Mary’s Story

Mary’s Story

A 75 degree spinal curve

At the age of 10, Mary was diagnosed with scoliosis. If left untreated, it could cause severe pain and sometimes result in death.

"Mary’s curve was at 75 degrees. So if you think of a right angle at 90 degrees, you can get an idea of how dramatic it was." – Patrick, Mary’s father

Aside from physical limitations caused by scoliosis, there was a heavy emotional burden for her to carry.

"It was hard, especially in middle school. You want to be normal…outside playing with your friends." –Mary

For close to five years, Mary spent 16 hours a day in a brace with the hopes the device would correct her spinal malformation.

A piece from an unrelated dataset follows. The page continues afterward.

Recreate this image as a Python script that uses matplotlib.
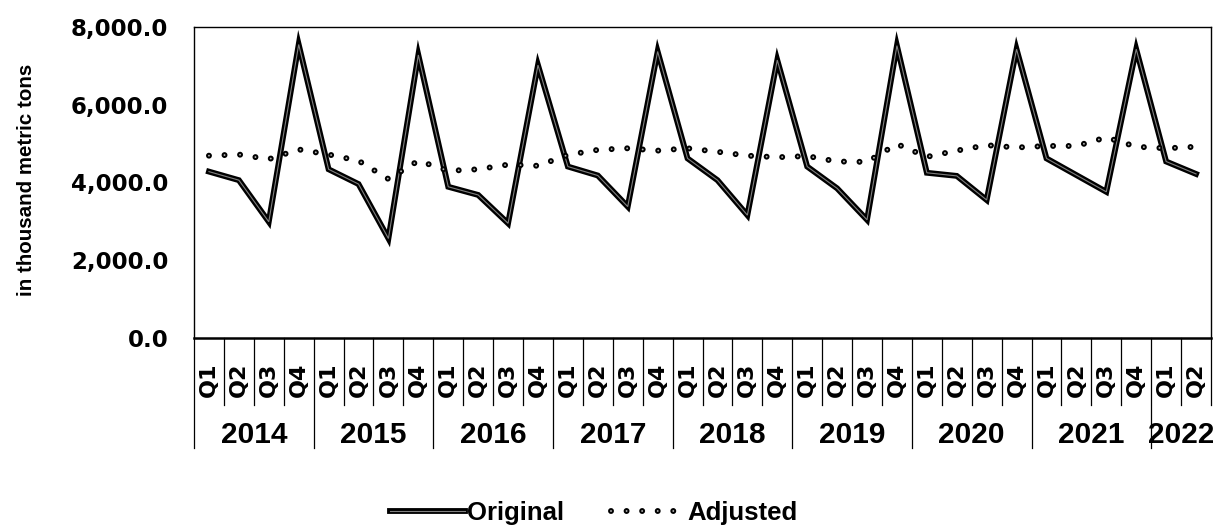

But she paid a price, as the brace brought unwelcome attention to her condition.

"I remember there was one boy on the school bus…who said ‘you look so crooked, you don't look normal, you look really weird.’"  –Mary

Despite vigilant use of her brace, her scoliosis only worsened, and soon it was apparent the only possible method of correction was surgery. The news was discouraging to say the least.

"I had no illusions that this wasn’t an easy surgery. I knew it was very difficult, long and involved." –Sally, Mary’s mom

For Mary and the rest of the family, the days and months leading up to the surgery marked a difficult but powerful time in their lives.

Surgery – a last resort

"The biggest risk and fear families and kids go through is that you are dealing with the spinal cord, or the spinal column that supports the spinal cord. The biggest fear is paralysis and neurologic injury."

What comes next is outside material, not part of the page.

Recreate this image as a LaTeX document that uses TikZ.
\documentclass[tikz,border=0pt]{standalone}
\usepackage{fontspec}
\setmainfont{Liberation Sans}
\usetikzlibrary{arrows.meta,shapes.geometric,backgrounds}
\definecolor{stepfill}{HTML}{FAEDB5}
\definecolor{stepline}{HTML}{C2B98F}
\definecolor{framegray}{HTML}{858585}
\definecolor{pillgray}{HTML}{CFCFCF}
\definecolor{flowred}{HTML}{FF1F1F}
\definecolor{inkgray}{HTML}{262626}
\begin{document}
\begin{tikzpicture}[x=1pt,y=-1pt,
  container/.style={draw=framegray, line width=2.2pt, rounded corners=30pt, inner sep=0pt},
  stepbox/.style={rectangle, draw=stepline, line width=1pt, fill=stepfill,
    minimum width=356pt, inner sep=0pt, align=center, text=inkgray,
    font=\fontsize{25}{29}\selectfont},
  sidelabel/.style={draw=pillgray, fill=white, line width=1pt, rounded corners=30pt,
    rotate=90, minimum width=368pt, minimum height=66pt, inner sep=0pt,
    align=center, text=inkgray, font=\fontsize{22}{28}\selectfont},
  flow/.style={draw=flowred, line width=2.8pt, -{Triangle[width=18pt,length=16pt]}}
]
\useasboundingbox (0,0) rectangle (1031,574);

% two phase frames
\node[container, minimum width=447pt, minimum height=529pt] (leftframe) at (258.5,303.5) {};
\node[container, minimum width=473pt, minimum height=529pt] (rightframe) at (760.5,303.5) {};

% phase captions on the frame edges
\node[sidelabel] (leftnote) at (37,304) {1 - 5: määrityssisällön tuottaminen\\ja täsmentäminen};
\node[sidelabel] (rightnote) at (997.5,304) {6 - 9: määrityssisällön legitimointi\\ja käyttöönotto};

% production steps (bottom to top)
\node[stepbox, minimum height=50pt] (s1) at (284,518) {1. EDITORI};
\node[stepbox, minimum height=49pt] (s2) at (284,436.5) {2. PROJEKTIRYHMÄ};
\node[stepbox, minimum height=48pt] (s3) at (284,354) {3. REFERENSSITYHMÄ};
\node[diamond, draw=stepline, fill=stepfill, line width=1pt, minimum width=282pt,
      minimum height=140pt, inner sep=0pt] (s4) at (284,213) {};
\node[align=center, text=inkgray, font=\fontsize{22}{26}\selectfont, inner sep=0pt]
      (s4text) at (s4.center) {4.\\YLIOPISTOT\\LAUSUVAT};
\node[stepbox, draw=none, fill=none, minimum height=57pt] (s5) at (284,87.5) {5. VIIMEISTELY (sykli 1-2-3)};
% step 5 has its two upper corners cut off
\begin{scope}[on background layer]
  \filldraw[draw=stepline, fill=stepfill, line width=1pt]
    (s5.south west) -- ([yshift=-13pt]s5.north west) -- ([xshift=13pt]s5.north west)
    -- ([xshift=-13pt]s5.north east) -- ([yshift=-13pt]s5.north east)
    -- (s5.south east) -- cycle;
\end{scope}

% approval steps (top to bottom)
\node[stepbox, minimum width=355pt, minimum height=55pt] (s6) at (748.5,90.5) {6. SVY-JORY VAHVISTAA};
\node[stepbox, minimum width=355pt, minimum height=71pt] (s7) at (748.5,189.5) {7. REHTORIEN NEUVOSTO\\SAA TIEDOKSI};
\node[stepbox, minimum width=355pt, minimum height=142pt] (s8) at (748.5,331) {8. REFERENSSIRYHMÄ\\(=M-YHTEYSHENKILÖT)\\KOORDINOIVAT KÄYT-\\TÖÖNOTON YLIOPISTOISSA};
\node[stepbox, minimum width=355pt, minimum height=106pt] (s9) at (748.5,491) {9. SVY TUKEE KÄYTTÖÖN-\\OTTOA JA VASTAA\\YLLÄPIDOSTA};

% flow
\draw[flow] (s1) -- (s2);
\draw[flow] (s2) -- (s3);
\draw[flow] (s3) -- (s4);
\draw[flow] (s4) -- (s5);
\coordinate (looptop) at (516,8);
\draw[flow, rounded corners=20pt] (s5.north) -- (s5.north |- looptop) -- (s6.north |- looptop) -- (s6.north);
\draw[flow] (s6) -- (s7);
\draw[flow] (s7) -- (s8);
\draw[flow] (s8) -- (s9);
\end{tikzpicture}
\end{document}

– Gregory White, MD, PC, Pediatric Orthopedic Surgeon

So on March 8, 2007, Mary entered the operating room, her future – her life – were literally in the hands of Dr. White.

When she saw Mary being wheeled into surgery, Sally was very worried.

The significance of the day was lost on no one.

"We’ve been married 27 years. This was probably the most challenging moment we’ve had." –Patrick, Mary’s father

During Mary’s surgery, Dr. White inserted screws into the small bones of the spine that go from the back of the spine past the spinal cord into the front of the spine. Surgeons then unrotated the spine straightening it out.

Record-breaking success

When Dr. White came out the operating room, Mary’s parents could tell immediately he was upbeat, even before his first words were spoken.

He showed the concerned parents a small X-ray of the rods and inserted screws, and what was now a very straight spine. According to Dr White, Mary set a new personal record for him for the number of screws used during surgery.

"Mary received excellent care. Not only from Dr. White, who was as we anticipated, awesome, but everyone that came through our door. Everyone cared about Mary as a person." –Sally

The record-breaking endeavor was significant for Mary, too. She’s now doing everything she’s ever wanted – including being a member of her high school’s state champion badminton team – without the heavy physical and emotional toll that once weighed her down.

"She has her whole life ahead of her, to embrace life, and live it any way she would like. It’s just a joy to see her so healthy." –Sally

Needless to say, Mary no longer needs a brace. She finds all the support and strength she needs from her family and within herself.